Three separate but connected initiatives were launched together on 10 June as part of the Commission’s broader push to implement its Bioeconomy Strategy.
Each one targets a different bottleneck. Taken together, they represent the most concrete policy action the Commission has taken on the bioeconomy since it published the strategy.
The first is the Bio-based Europe Alliance. The second is the Bioeconomy Investment Deployment Group. The third focuses on rewarding farmers and foresters who protect soils and enhance carbon sinks.
What the Bio-based Europe Alliance actually does
The Bio-based Europe Alliance, or BEA, is a voluntary purchasing bloc. Companies join and commit to buying bio-based materials, products, and applications. The target is €10 billion in collective purchases by 2030. The logic is straightforward: producers of bio-based materials struggle to find customers at scale. The Alliance creates guaranteed demand, which makes investment in production capacity less risky.
The Commission expects the Alliance to begin gathering member companies during 2026. Two valleys of death have been identified in the bioeconomy sector: one at the demonstration stage, between technological readiness levels 5 and 7, and another at the commercialisation stage, between levels 7 and 9. The Alliance is designed to pull companies across the second valley by making the market more predictable.
Fixing the investment gap
The Bioeconomy Investment Deployment Group addresses a separate but related problem.

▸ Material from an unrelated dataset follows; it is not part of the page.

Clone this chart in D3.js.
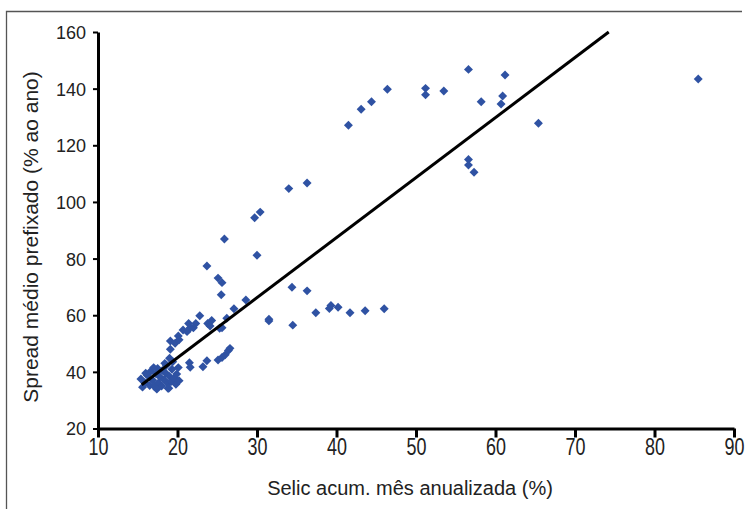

Europe’s bioeconomy already supports 17 million jobs and generates up to €2.7 trillion in economic value, yet many innovative bio-based projects struggle to secure funding at the most critical stages, specifically when moving from small-scale testing to full industrial production.
The European Commission and the Circular Bio-based Europe Joint Undertaking brought together European banks, national promotional institutions, venture capital funds and institutional investors to create the Deployment Group, with its first plenary meeting scheduled for June 2026 and a 2026 to 2029 work plan to follow.
Where agriculture fits in
The third initiative targets the supply side. Farmers and foresters who actively protect soils, build carbon sinks, and supply sustainable biomass will gain access to specific incentive schemes. This is partly about securing Europe’s raw material base. The Bioeconomy Strategy stresses that Europe is largely self-sufficient in biomass, but that this must be maintained by sourcing responsibly, and by promoting circularity and enhancing the value of secondary biomass such as agricultural residues, by-products, and organic waste.
Agricultural side streams, the stalks, husks, and processing residues that most farms currently burn or bury, sit at the centre of that ambition.